Hockey arena in Connecticut

Mark Edward Freitas Ice Forum was a 2,000-seat hockey rink in Storrs, Connecticut. It was the longtime home arena and recent practice facility for the University of Connecticut women's and men's college ice hockey teams.

Freitas Ice Forum opened on November 7, 1998, replacing the outdoor UConn Ice Arena, which was in use since the 1960s. Its construction was a part of the UCONN 2000 commitment by the State of Connecticut to help rebuild, renew, and enhance the campuses of the University of Connecticut, paired with the hockey teams' elevation to Division I status. The arena was used for the 2000 MAAC Championship (won by UConn), the 2001 MAAC tournament, and the 2002 ECAC women's hockey tournament. It hosted the 2008 Hockey East Women's Tournament. The building was named for Mark E. Freitas '81, a former hockey letter winner and benefactor, on February 5, 2005.

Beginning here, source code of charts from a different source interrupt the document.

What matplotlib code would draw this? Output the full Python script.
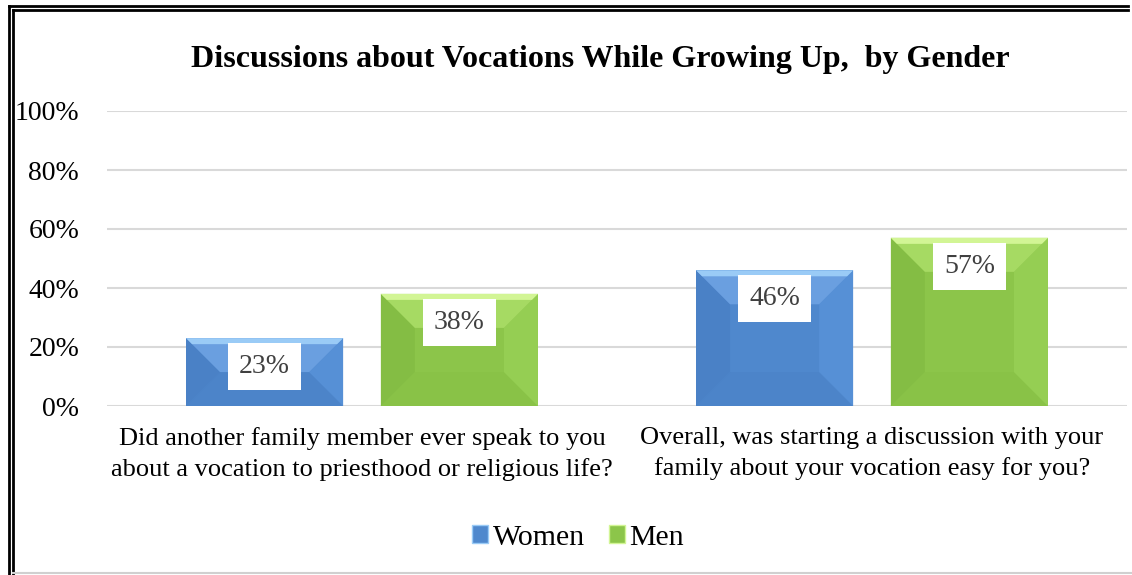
import numpy as np
import matplotlib
matplotlib.use("Agg")
import matplotlib.pyplot as plt
from matplotlib.patches import Polygon, Patch
from matplotlib.lines import Line2D
from matplotlib.ticker import PercentFormatter

plt.rcParams['font.family'] = ['Liberation Serif', 'DejaVu Serif']

# Data
categories = ["Did another family member ever speak to you\nabout a vocation to priesthood or religious life?",
              "Overall, was starting a discussion with your\nfamily about your vocation easy for you?"]
series_names = ["Women", "Men"]
women = [0.23, 0.46]
men = [0.38, 0.57]
yticks = [0, 0.2, 0.4, 0.6, 0.8, 1.0]

# colours: (base, top bevel, left bevel, right bevel, bottom bevel, top edge)
blue = ("#4F88CD", "#6A9FE0", "#4A81C6", "#5690D6", "#4C84C9", "#9ACBF6")
green = ("#8CC54A", "#A6DA63", "#84BD44", "#95CE53", "#89C247", "#D2F595")

W, H = 1132, 575
fig = plt.figure(figsize=(W / 100, H / 100), dpi=100)
ax_l, ax_r, ax_t, ax_b = 107, 1127, 111, 406
ax = fig.add_axes([ax_l / W, 1 - ax_b / H, (ax_r - ax_l) / W, (ax_b - ax_t) / H])

x = np.arange(len(categories))
bw = 0.308
off = 0.191
ax.set_xlim(-0.5, len(categories) - 0.5)
ax.set_ylim(0, 1.0)

# pixel -> data scale for bevel depth
px_x = (len(categories)) / (ax_r - ax_l)
px_y = 1.0 / (ax_b - ax_t)
depth = 34


def bevel_bar(xc, h, cols):
    x0, x1 = xc - bw / 2, xc + bw / 2
    dx = depth * px_x
    dy = min(depth * px_y, h / 2)
    ax.bar(xc, h, bw, color=cols[0], zorder=2, edgecolor="none")
    top = [(x0, h), (x1, h), (x1 - dx, h - dy), (x0 + dx, h - dy)]
    left = [(x0, 0), (x0, h), (x0 + dx, h - dy), (x0 + dx, dy)]
    right = [(x1, 0), (x1, h), (x1 - dx, h - dy), (x1 - dx, dy)]
    bottom = [(x0, 0), (x1, 0), (x1 - dx, dy), (x0 + dx, dy)]
    e = 6
    edge = [(x0, h), (x1, h), (x1 - e * px_x, h - e * px_y), (x0 + e * px_x, h - e * px_y)]
    for poly, c in ((bottom, cols[4]), (left, cols[2]), (right, cols[3]), (top, cols[1]), (edge, cols[5])):
        ax.add_patch(Polygon(poly, closed=True, facecolor=c, edgecolor="none", zorder=3))
    ax.annotate(f"{round(h * 100)}%", (xc, h), xytext=(0, -20.5), textcoords="offset points",
                ha="center", va="center", fontsize=20, color="#404040", zorder=5,
                bbox=dict(boxstyle="square,pad=0.4", facecolor="white", edgecolor="none"))


for i in range(len(categories)):
    bevel_bar(x[i] - off, women[i], blue)
    bevel_bar(x[i] + off, men[i], green)

ax.set_yticks(yticks)
ax.yaxis.set_major_formatter(PercentFormatter(1.0, decimals=0))
ax.set_xticks(x)
ax.set_xticklabels(categories, linespacing=1.45)
ax.tick_params(axis="x", length=0, labelsize=19, pad=15)
ax.tick_params(axis="y", length=0, labelsize=20, pad=20)
ax.grid(axis="y", color="#D9D9D9", linewidth=1.5, zorder=0)
ax.set_axisbelow(True)
for s in ax.spines.values():
    s.set_visible(False)

fig.text(600 / W, 1 - 60 / H, "Discussions about Vocations While Growing Up,  by Gender",
         ha="center", va="center", fontsize=23, fontweight="bold")

handles = [Patch(facecolor=blue[0], edgecolor=blue[5], label=series_names[0]),
           Patch(facecolor=green[0], edgecolor=green[5], label=series_names[1])]
fig.legend(handles=handles, loc="center", bbox_to_anchor=(578 / W, 1 - 538 / H), ncol=2,
           frameon=False, fontsize=21.5, handlelength=0.55, handleheight=0.55,
           handletextpad=0.15, columnspacing=0.8)

# double border (top and left) and grey bottom line
for xs, ys in (([9, 9], [575, 6]), ([13, 13], [575, 10]), ([9, 1128], [6, 6]), ([13, 1128], [10, 10])):
    fig.add_artist(Line2D([v / W for v in xs], [1 - v / H for v in ys], color="black", linewidth=2.0))
fig.add_artist(Line2D([13 / W, 1132 / W], [1 - 573 / H, 1 - 573 / H], color="#D0D0D0", linewidth=1.5))

fig.savefig("out.png", dpi=100)
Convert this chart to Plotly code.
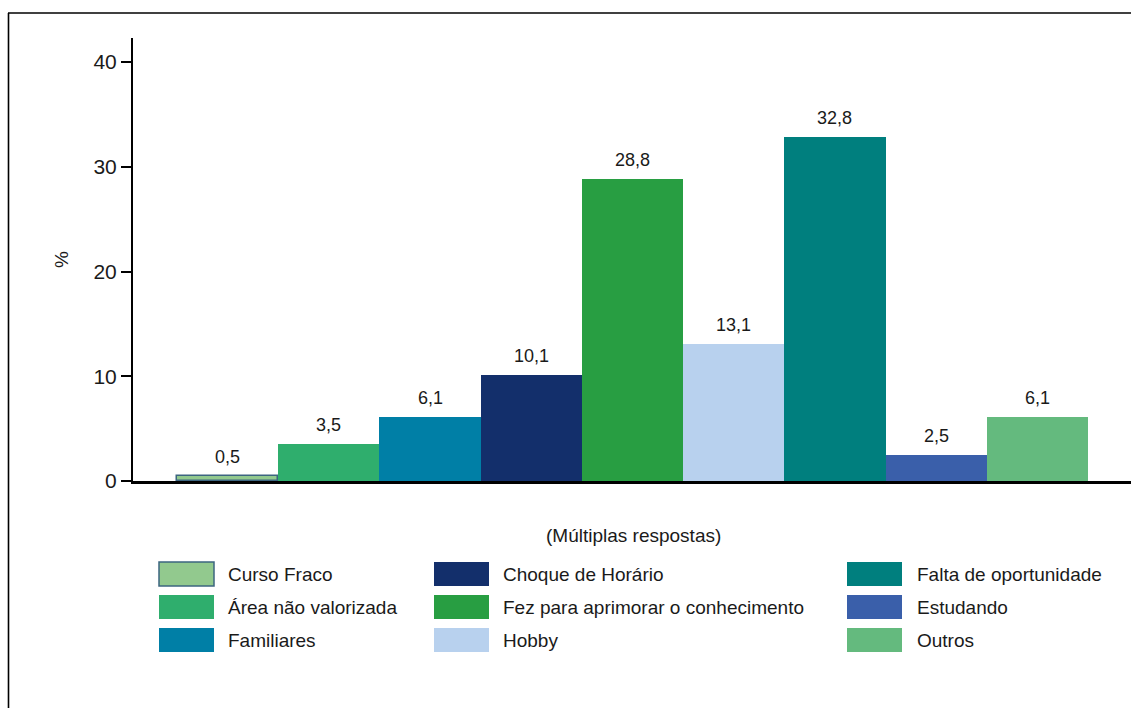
import plotly.graph_objects as go

# ---- data ----
categories = ["Curso Fraco", "Área não valorizada", "Familiares",
              "Choque de Horário", "Fez para aprimorar o conhecimento", "Hobby",
              "Falta de oportunidade", "Estudando", "Outros"]
values = [0.5, 3.5, 6.1, 10.1, 28.8, 13.1, 32.8, 2.5, 6.1]
value_labels = ["0,5", "3,5", "6,1", "10,1", "28,8", "13,1", "32,8", "2,5", "6,1"]
bar_colors = ["#92C98E", "#2FAE6D", "#007FA6", "#132F6B", "#289E42",
              "#B8D1EE", "#007F7E", "#3A5FAA", "#64BA7E"]
outline_colors = ["#3C6580", "rgba(0,0,0,0)", "rgba(0,0,0,0)", "rgba(0,0,0,0)",
                  "rgba(0,0,0,0)", "rgba(0,0,0,0)", "rgba(0,0,0,0)",
                  "rgba(0,0,0,0)", "rgba(0,0,0,0)"]
outline_widths = [1.5, 0, 0, 0, 0, 0, 0, 0, 0]
y_ticks = [0, 10, 20, 30, 40]
y_title = "%"
note = "(Múltiplas respostas)"

# ---- layout geometry (pixels) ----
W, H = 1131, 708
L, R, T, B = 133, 0, 38, 227
PW, PH = W - L - R, H - T - B
FONT = "Liberation Sans, Arial, sans-serif"
TXT = "#1a1a1a"


def px(x):
    return (x - L) / PW


def py(y):
    return (H - B - y) / PH


fig = go.Figure()
fig.add_trace(go.Bar(
    x=categories, y=values,
    marker=dict(color=bar_colors,
                line=dict(color=outline_colors, width=outline_widths)),
    width=1, showlegend=False, hoverinfo="x+y",
))

annotations = []
for c, v, t in zip(categories, values, value_labels):
    annotations.append(dict(x=c, y=v, xref="x", yref="y", text=t,
                            showarrow=False, yanchor="bottom", yshift=7,
                            font=dict(family=FONT, size=18, color=TXT)))

# y-axis title
annotations.append(dict(x=px(61), y=py(260), xref="paper", yref="paper",
                        text=y_title, showarrow=False, textangle=-90,
                        xanchor="center", yanchor="middle",
                        font=dict(family=FONT, size=19, color=TXT)))
# note
annotations.append(dict(x=px(633), y=py(535), xref="paper", yref="paper",
                        text=note, showarrow=False, xanchor="center",
                        yanchor="middle",
                        font=dict(family=FONT, size=19, color=TXT)))

shapes = []
# manual legend (3 columns x 3 rows, column-major)
col_sw_x = [159, 434, 847]
col_tx_x = [226, 501, 915]
row_top = [562, 595, 628]
sw_w, sw_h = 55, 24
for i, (name, col) in enumerate(zip(categories, bar_colors)):
    c, r = i // 3, i % 3
    x0, y0 = col_sw_x[c], row_top[r]
    shapes.append(dict(type="rect", xref="paper", yref="paper",
                       x0=px(x0), x1=px(x0 + sw_w), y0=py(y0 + sw_h), y1=py(y0),
                       fillcolor=col,
                       line=dict(color=outline_colors[i], width=outline_widths[i])))
    annotations.append(dict(x=px(col_tx_x[c]), y=py(y0 + sw_h / 2),
                            xref="paper", yref="paper", text=name,
                            showarrow=False, xanchor="left", yanchor="middle",
                            font=dict(family=FONT, size=19, color=TXT)))

# outer frame (top and left edges)
shapes.append(dict(type="line", xref="paper", yref="paper",
                   x0=px(8), x1=px(W), y0=py(13), y1=py(13),
                   line=dict(color="black", width=1.6)))
shapes.append(dict(type="line", xref="paper", yref="paper",
                   x0=px(8.5), x1=px(8.5), y0=py(13), y1=py(H + 2),
                   line=dict(color="black", width=1.6)))

fig.update_layout(
    width=W, height=H,
    margin=dict(l=L, r=R, t=T, b=B, pad=0),
    paper_bgcolor="white", plot_bgcolor="white",
    bargap=0,
    font=dict(family=FONT, color=TXT),
    xaxis=dict(type="category", range=[-0.935, 8.925], showticklabels=False,
               ticks="", showgrid=False, zeroline=False,
               showline=True, linecolor="black", linewidth=2.5, fixedrange=True),
    yaxis=dict(range=[0, 42.3], tickvals=y_ticks, ticks="outside", ticklen=10,
               tickwidth=2, tickcolor="black", showgrid=False, zeroline=False,
               showline=True, linecolor="black", linewidth=2,
               tickfont=dict(family=FONT, size=21, color=TXT), fixedrange=True),
    annotations=annotations,
    shapes=shapes,
)

fig.write_html("out.html",
               config={"displayModeBar": False},
               post_script="document.body.style.margin='0';document.body.style.overflow='hidden';")
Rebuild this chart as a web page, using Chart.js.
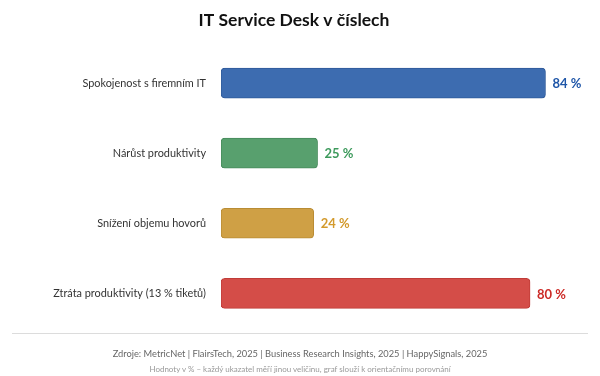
<!DOCTYPE html>
<html lang="cs">
<head>
<meta charset="utf-8">
<script src="https://cdn.jsdelivr.net/npm/chart.js@4.4.1/dist/chart.umd.min.js"></script>
<style>
  body { margin: 0; background: #fff; font-family: Lato, sans-serif; }
  #wrap { width: 600px; height: 350px; position: absolute; left: 0; top: 0; }
  .rule { position: absolute; left: 12px; right: 12px; top: 333px; border-top: 1px solid #dcdcdc; }
  .src { position: absolute; left: 0; right: 0; top: 348px; text-align: center; font-size: 9.3px; color: #666; }
  .note { position: absolute; left: 0; right: 0; top: 364px; text-align: center; font-size: 8px; color: #999; }
</style>
</head>
<body>
<div id="wrap"><canvas id="myChart"></canvas></div>
<div class="rule"></div>
<div class="src">Zdroje: MetricNet | FlairsTech, 2025 | Business Research Insights, 2025 | HappySignals, 2025</div>
<div class="note">Hodnoty v % – každý ukazatel měří jinou veličinu, graf slouží k orientačnímu porovnání</div>
<script>
const labels = ['Spokojenost s firemním IT', 'Nárůst produktivity', 'Snížení objemu hovorů', 'Ztráta produktivity (13 % tiketů)'];
const values = [84, 25, 24, 80];
const barColors = ['#3d6cb0', '#58a06e', '#cfa045', '#d44d48'];
const borderColors = ['#2f5a9a', '#468a5b', '#b98c34', '#c03c38'];
const labelColors = ['#1f56a8', '#3d9a5c', '#d39a2c', '#cc2a26'];

const ctx = document.getElementById('myChart').getContext('2d');

// simple value labels at the end of each bar
const endLabels = {
    id: 'endLabels',
    afterDatasetsDraw(chart) {
        const c = chart.ctx;
        const meta = chart.getDatasetMeta(0);
        c.save();
        c.font = 'bold 13px Lato, sans-serif';
        c.textBaseline = 'middle';
        c.textAlign = 'left';
        meta.data.forEach(function (bar, i) {
            c.fillStyle = labelColors[i];
            c.fillText(values[i] + ' %', bar.x + 7, bar.y + 1);
        });
        c.restore();
    }
};

new Chart(ctx, {
    type: 'bar',
    data: {
        labels: labels,
        datasets: [{
            data: values,
            backgroundColor: barColors,
            borderColor: borderColors,
            borderWidth: 1,
            borderRadius: 4,
            borderSkipped: false,
            barThickness: 30
        }]
    },
    options: {
        indexAxis: 'y',
        responsive: true,
        maintainAspectRatio: false,
        animation: false,
        layout: {
            padding: { left: 0, right: 12, top: 0, bottom: 2 }
        },
        scales: {
            x: {
                display: false,
                min: 0,
                max: 95
            },
            y: {
                grid: { display: false, drawTicks: false },
                border: { display: false },
                ticks: {
                    padding: 15,
                    color: '#333',
                    font: { size: 10.9, family: 'Lato, sans-serif' }
                },
                afterFit: function (scale) {
                    scale.width = 221;
                }
            }
        },
        plugins: {
            legend: { display: false },
            tooltip: { enabled: false },
            title: {
                display: true,
                text: 'IT Service Desk v číslech',
                color: '#111',
                font: { size: 17.5, weight: 'bold', family: 'Lato, sans-serif' },
                padding: { top: 10, bottom: 17 }
            }
        }
    },
    plugins: [endLabels]
});
</script>
</body>
</html>
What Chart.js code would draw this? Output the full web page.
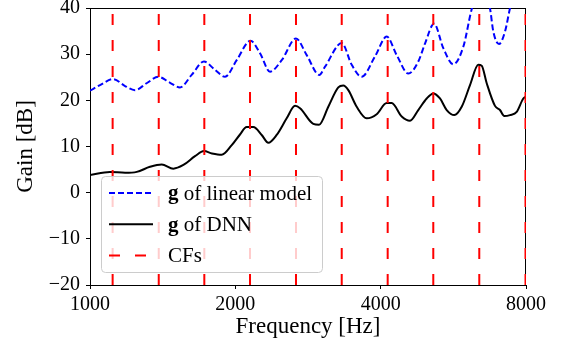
<!DOCTYPE html>
<html>
<head>
<meta charset="utf-8">
<script src="https://cdn.jsdelivr.net/npm/chart.js@4.4.1/dist/chart.umd.min.js"></script>
<style>
  html, body { margin: 0; padding: 0; background: #fff; }
  canvas { display: block; }
</style>
</head>
<body>
<canvas id="chart" width="561" height="344"></canvas>
<script>
// Gain of the linear model (blue dashed)
const linearFreq = [1000, 1049, 1117, 1182, 1239, 1310, 1385, 1465, 1536, 1624, 1722, 1815, 1904, 2013, 2150,
    2250, 2360, 2495, 2671, 2811, 2985, 3068, 3322, 3484, 3654, 3893, 4117, 4318, 4564, 4786,
    4942, 5160, 5393, 5656, 5932, 6184, 6405, 6611, 6738, 6845, 7033, 7238, 7413, 7701, 8000];
const linearGain = [22.1, 23.3, 24.6, 23.1, 22.2, 23.7, 25.1, 23.8, 22.8, 25.5, 28.4, 26.6, 25.1, 28.7, 32.9,
    30.2, 26.2, 28.7, 33.4, 29.8, 25.5, 27.3, 32.4, 27.7, 25.1, 29.5, 33.8, 29.8, 25.8, 28.4,
    32.3, 36.6, 31.3, 27.8, 31.6, 40.0, 44.0, 42.5, 39.9, 34.9, 32.2, 34.9, 40.0, 47.0, 54.0];

// Gain of the DNN (black solid)
const dnnFreq = [1000, 1100, 1182, 1250, 1331, 1408, 1488, 1561, 1650, 1722, 1789, 1874, 1966, 2045, 2111,
    2179, 2268, 2341, 2436, 2555, 2659, 2723, 2901, 2981, 3116, 3268, 3347, 3428, 3568, 3742,
    3925, 4117, 4216, 4422, 4601, 4786, 4982, 5141, 5308, 5481, 5683, 5887, 6125, 6372, 6476,
    6633, 6900, 7066, 7213, 7413, 7653, 7898, 8000];
const dnnGain = [3.8, 4.5, 4.3, 4.5, 5.6, 6.1, 5.2, 6.0, 7.9, 9.0, 8.5, 8.2, 10.3, 12.6, 14.2,
    14.2, 12.5, 10.8, 12.5, 16.1, 18.8, 18.3, 14.9, 14.7, 18.6, 22.8, 23.2, 22.2, 18.6, 16.1,
    17.0, 19.4, 19.4, 16.5, 15.6, 17.9, 20.4, 21.5, 20.4, 17.9, 16.8, 18.6, 23.3, 27.7, 27.5,
    23.7, 18.8, 17.9, 16.6, 16.8, 17.5, 20.4, 20.8];

// Centre frequencies (red dashed verticals)
const cfFreq = [1114, 1388, 1725, 2145, 2671, 3322, 4136, 5141, 6402, 7981];

const xTicks = [1000, 2000, 4000, 8000];
const yTicks = [-20, -10, 0, 10, 20, 30, 40];
const yMin = -20;
const yMax = 40;

const serif = '"Liberation Serif", "Times New Roman", serif';

function toPoints(xs, ys) {
    return xs.map((x, i) => ({ x: x, y: ys[i] }));
}

// one dataset for all CF lines, separated by gaps
const cfPoints = [];
cfFreq.forEach(f => {
    cfPoints.push({ x: f, y: yMin }, { x: f, y: yMax }, { x: f, y: null });
});

// Frame around the plot (all four spines)
const framePlugin = {
    id: 'frame',
    beforeDatasetsDraw(chart) {
        const a = chart.chartArea;
        const ctx = chart.ctx;
        ctx.save();
        ctx.strokeStyle = '#000';
        ctx.lineWidth = 1;
        ctx.strokeRect(a.left + 0.5, a.top + 0.5, a.right - a.left - 1, a.bottom - a.top);
        ctx.restore();
    }
};

// Legend box in the lower left, with bold "g"
const legendPlugin = {
    id: 'boxLegend',
    afterDatasetsDraw(chart) {
        const a = chart.chartArea;
        const ctx = chart.ctx;
        const bx = a.left + 11.5, by = 176.5, bw = 221, bh = 96;
        ctx.save();
        ctx.beginPath();
        ctx.roundRect(bx, by, bw, bh, 4);
        ctx.fillStyle = 'rgba(255, 255, 255, 0.8)';
        ctx.fill();
        ctx.strokeStyle = '#cccccc';
        ctx.lineWidth = 1;
        ctx.stroke();

        const order = [1, 2, 0]; // linear, DNN, CFs
        order.forEach((di, row) => {
            const ds = chart.data.datasets[di];
            const y = by + 16.5 + row * 31.3;
            ctx.beginPath();
            ctx.setLineDash(ds.borderDash || []);
            ctx.lineDashOffset = 0;
            ctx.strokeStyle = ds.borderColor;
            ctx.lineWidth = ds.borderWidth;
            ctx.moveTo(bx + 7.5, y);
            ctx.lineTo(bx + 51.5, y);
            ctx.stroke();
            ctx.setLineDash([]);

            ctx.fillStyle = '#000';
            ctx.textBaseline = 'middle';
            ctx.textAlign = 'left';
            let tx = bx + 66.5;
            let text = ds.label;
            if (text.startsWith('g ')) {
                ctx.font = 'bold 21px ' + serif;
                ctx.fillText('g', tx, y + 1);
                tx += ctx.measureText('g').width;
                text = text.slice(1);
            }
            ctx.font = '21px ' + serif;
            ctx.fillText(text, tx, y + 1);
        });
        ctx.restore();
    }
};

const ctx = document.getElementById('chart').getContext('2d');

const chart = new Chart(ctx, {
    type: 'line',
    data: {
        datasets: [
            {
                label: 'CFs',
                data: cfPoints,
                borderColor: '#ff0000',
                borderWidth: 2,
                borderDash: [11, 15],
                pointRadius: 0,
                tension: 0,
                spanGaps: false,
                order: 0
            },
            {
                label: 'g of linear model',
                data: toPoints(linearFreq, linearGain),
                borderColor: '#0000ff',
                borderWidth: 2,
                borderDash: [6, 3],
                pointRadius: 0,
                cubicInterpolationMode: 'monotone',
                order: 2
            },
            {
                label: 'g of DNN',
                data: toPoints(dnnFreq, dnnGain),
                borderColor: '#000000',
                borderWidth: 2,
                pointRadius: 0,
                cubicInterpolationMode: 'monotone',
                order: 1
            }
        ]
    },
    options: {
        responsive: false,
        animation: false,
        devicePixelRatio: 1,
        layout: {
            padding: { left: 0, right: 35, top: 8, bottom: 0 }
        },
        plugins: {
            legend: { display: false },
            tooltip: { enabled: false }
        },
        scales: {
            x: {
                type: 'logarithmic',
                min: 1000,
                max: 8000,
                afterBuildTicks: scale => {
                    scale.ticks = xTicks.map(v => ({ value: v }));
                },
                afterFit: scale => {
                    scale.height = 59;
                    scale.paddingLeft = 0;
                    scale.paddingRight = 0;
                },
                ticks: {
                    autoSkip: false,
                    maxRotation: 0,
                    padding: 4,
                    color: '#000',
                    font: { family: serif, size: 20 },
                    callback: value => String(value)
                },
                grid: {
                    drawOnChartArea: false,
                    drawTicks: true,
                    tickLength: 4,
                    color: '#000'
                },
                border: { display: false },
                title: {
                    display: true,
                    text: 'Frequency [Hz]',
                    color: '#000',
                    font: { family: serif, size: 23 },
                    padding: { top: 0, bottom: 3 }
                }
            },
            y: {
                min: yMin,
                max: yMax,
                afterBuildTicks: scale => {
                    scale.ticks = yTicks.map(v => ({ value: v }));
                },
                afterFit: scale => {
                    scale.width = 90;
                    scale.paddingTop = 0;
                    scale.paddingBottom = 0;
                },
                ticks: {
                    padding: 6,
                    color: '#000',
                    font: { family: serif, size: 20 },
                    callback: value => value < 0 ? '\u2212' + Math.abs(value) : String(value)
                },
                grid: {
                    drawOnChartArea: false,
                    drawTicks: true,
                    tickLength: 4,
                    color: '#000'
                },
                border: { display: false },
                title: {
                    display: true,
                    text: 'Gain [dB]',
                    color: '#000',
                    font: { family: serif, size: 23 },
                    padding: { top: 12, bottom: 0 }
                }
            }
        }
    },
    plugins: [framePlugin, legendPlugin]
});
</script>
</body>
</html>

The men's hockey team used the venue for home games until 2014 when they joined the Hockey East conference. Upon joining the conference, the team played in the PeoplesBank Arena in Hartford, Connecticut. For the duration of the 2020–21 season, the men's team reverted to using the Forum due to the COVID-19 pandemic.

The women's hockey team played in the Forum until 2022. In 2023, the team moved to the 2,600-seat on-campus Toscano Family Ice Forum that also now hosts the men's team. While initially used as a practice facility for the varsity teams and the home ice of its club hockey teams following the move, in 2024 the forum was converted for use as the home facility for the UConn volleyball teams. Until then, volleyball had been played in Harry A. Gampel Pavilion during the basketball off-season.